TEMPO.CO , Jakarta - Sosiolog Universitas Negeri Jakarta Robertus Robet mengatakan bahwa pemulung tidak termasuk kelompok penyandang masalah kesejahteraan sosial (PMKS). "Pekerjaan pemulung termasuk kerja mandiri produktif dan tidak bisa digolongkan sebagai PMKS," kata Robertus Robet ketika dihubungi Antara di Jakarta, Jumat, 17 April 2015.
Menurut Robertus, para pemulung memang tergolong warga miskin. Namun mereka tetap bekerja dan bukan mengemis. "Jangan membuat kategori-kategori menyudutkan yang justru bisa menyulitkan pemulung melakukan aktivitasnya," ujar dia.
Ujar Robertus, perlu ada perubahan paradigma pemerintah dan masyarakat terkait dengan pemulung. "Selama ini pemerintah dan sebagian masyarakat cenderung bersikap antiorang miskin. Ini sangat disayangkan," tutur dia.
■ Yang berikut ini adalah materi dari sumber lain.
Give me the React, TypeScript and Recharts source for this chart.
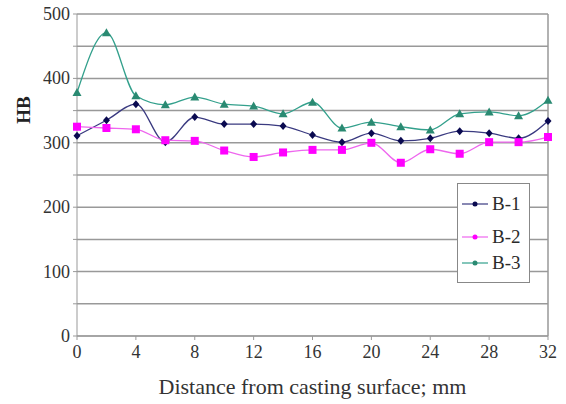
import React from "react";
import {
  LineChart,
  Line,
  XAxis,
  YAxis,
  CartesianGrid,
  Legend,
  ReferenceLine,
} from "recharts";

const distances = [0, 2, 4, 6, 8, 10, 12, 14, 16, 18, 20, 22, 24, 26, 28, 30, 32];
const b1 = [311, 335, 360, 301, 340, 329, 329, 326, 312, 301, 315, 303, 307, 318, 315, 307, 334];
const b2 = [325, 323, 321, 304, 303, 288, 278, 285, 289, 289, 300, 269, 290, 283, 301, 301, 309];
const b3 = [378, 471, 373, 359, 371, 360, 357, 345, 363, 323, 332, 325, 320, 345, 348, 342, 366];

const xTicks = [0, 4, 8, 12, 16, 20, 24, 28, 32];
const yTicks = [0, 50, 100, 150, 200, 250, 300, 350, 400, 450, 500];

const data = distances.map((d, i) => ({ d, b1: b1[i], b2: b2[i], b3: b3[i] }));

const FONT = "'Liberation Serif', 'Times New Roman', serif";

const series = [
  { key: "b1", name: "B-1", line: "#3a3a80", dot: "#0a0a50", shape: "diamond" },
  { key: "b2", name: "B-2", line: "#ee66ee", dot: "#ff00ff", shape: "square" },
  { key: "b3", name: "B-3", line: "#33a08c", dot: "#2a8a72", shape: "triangle" },
];

function Marker({ cx, cy, shape, color }: any) {
  if (cx == null || cy == null) return null;
  if (shape === "square")
    return <rect x={cx - 4} y={cy - 4} width={8} height={8} fill={color} />;
  if (shape === "triangle")
    return <path d={`M${cx},${cy - 4.5}L${cx + 4.5},${cy + 3.5}L${cx - 4.5},${cy + 3.5}Z`} fill={color} />;
  return <path d={`M${cx},${cy - 4}L${cx + 3.5},${cy}L${cx},${cy + 4}L${cx - 3.5},${cy}Z`} fill={color} />;
}

function YTick({ x, y, payload }: any) {
  if (payload.value % 100 !== 0) return null;
  return (
    <text x={x - 1} y={y + 6} textAnchor="end" fontSize={18} fill="#333" fontFamily={FONT}>
      {payload.value}
    </text>
  );
}

const legendTops = [9, 42, 68];

function LegendBox() {
  return (
    <div
      style={{
        position: "absolute",
        left: 457,
        top: 183,
        width: 73,
        height: 100,
        border: "1px solid #888",
        background: "#fff",
        fontFamily: FONT,
        fontSize: 19,
        color: "#2a2a2a",
        boxSizing: "border-box",
      }}
    >
      {series.map((s, i) => (
        <div
          key={s.key}
          style={{ position: "absolute", left: 3, top: legendTops[i], display: "flex", alignItems: "center", lineHeight: "22px" }}
        >
          <svg width={28} height={12}>
            <line x1={1} y1={6} x2={27} y2={6} stroke={s.line} strokeWidth={1.2} />
            <circle cx={14} cy={6} r={2.5} fill={s.dot} />
          </svg>
          <span style={{ marginLeft: 3 }}>{s.name}</span>
        </div>
      ))}
    </div>
  );
}

export default function App() {
  return (
    <div style={{ position: "absolute", left: 0, top: 0, width: 566, height: 404, background: "#fff" }}>
      <LineChart width={566} height={404} data={data} margin={{ top: 14, right: 18, bottom: 0, left: 0 }}>
        <CartesianGrid horizontal vertical={false} stroke="#999" strokeWidth={1.5} />
        <XAxis
          dataKey="d"
          type="number"
          domain={[0, 32]}
          ticks={xTicks}
          height={68}
          stroke="#999"
          tickLine={{ stroke: "#999" }}
          tickSize={4}
          tick={{ fontSize: 18, fill: "#333", fontFamily: FONT, dy: 3 }}
          label={{
            value: "Distance from casting surface; mm",
            position: "insideBottom",
            offset: 10,
            style: { fontSize: 22, fill: "#333", fontFamily: FONT },
          }}
        />
        <YAxis
          type="number"
          domain={[0, 500]}
          ticks={yTicks}
          width={77}
          stroke="#999"
          tickSize={4}
          tick={<YTick />}
          label={{
            value: "HB",
            angle: -90,
            position: "insideTopLeft",
            content: () => (
              <text
                x={30}
                y={110}
                transform="rotate(-90 30 110)"
                textAnchor="middle"
                fontSize={19}
                fontWeight="bold"
                fill="#222"
                fontFamily={FONT}
              >
                HB
              </text>
            ),
          }}
        />
        <ReferenceLine x={32} stroke="#999" strokeWidth={1.5} />
        {series.map((s) => (
          <Line
            key={s.key}
            dataKey={s.key}
            name={s.name}
            type="monotone"
            stroke={s.line}
            strokeWidth={1.3}
            dot={(p: any) => <Marker key={`${s.key}-${p.index}`} {...p} shape={s.shape} color={s.dot} />}
            isAnimationActive={false}
          />
        ))}
        <Legend content={() => null} />
      </LineChart>
      <LegendBox />
    </div>
  );
}
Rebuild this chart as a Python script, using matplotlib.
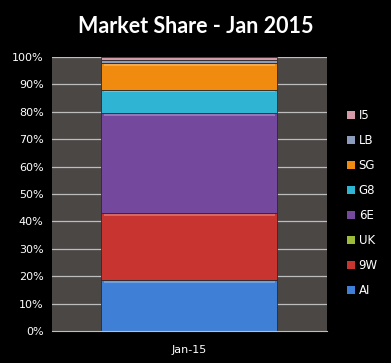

Sementara itu, beberapa pemulung menganggap profesinya justru membantu masyarakat. "Setidaknya kita membantu masyarakat dengan mengurangi sampah," kata Samsul, 50 tahun, pemulung yang ditemui Antara di daerah Rawamangun, Jakarta Timur.
Senada dengan Samsul, Wasriah, seorang pemulung perempuan berusia 70 tahun yang ditemui di daerah Manggarai, Jakarta Selatan, menuturkan tidak seharusnya pemulung menjadi sasaran penertiban oleh pemerintah.
"Pemulung itu hanya bekerja, mengumpulkan sampah yang sudah dibuang oleh masyarakat. Kami tidak mencuri dan melakukan sesuatu yang salah," ujar Wasriah yang berasal dari Jawa Tengah tetapi memiliki kontrakan di Jakarta.
Sebelumnya, Dinas Sosial DKI Jakarta menyatakan tidak semua pemulung dikategorikan sebagai penyandang masalah kesejahteraan sosial (PMKS). "Pemulung yang digolongkan PMKS adalah mereka yang tunawisma, yaitu yang tidur di gerobak-gerobak, pinggir-pinggir jalan, emperan-emperan toko dan semua tempat yang dilarang peraturan daerah (perda)," kata Kepala Seksi Rehabilitas Sosial Tuna Sosial Dinsos DKI Jakarta Prayitno.
Menurut Prayitno, peraturan daerah yang dilanggar adalah Perda DKI Jakarta Nomor 8 tahun 2007 tentang Ketertiban Umum. Dalam Bab IV Pasal 20 disebutkan bahwa setiap orang atau badan dilarang membangun dan/atau bertempat tinggal di pinggir dan di bawah jalan layang rel kereta api, di bawah jembatan tol, jalur hijau, taman dan tempat umum."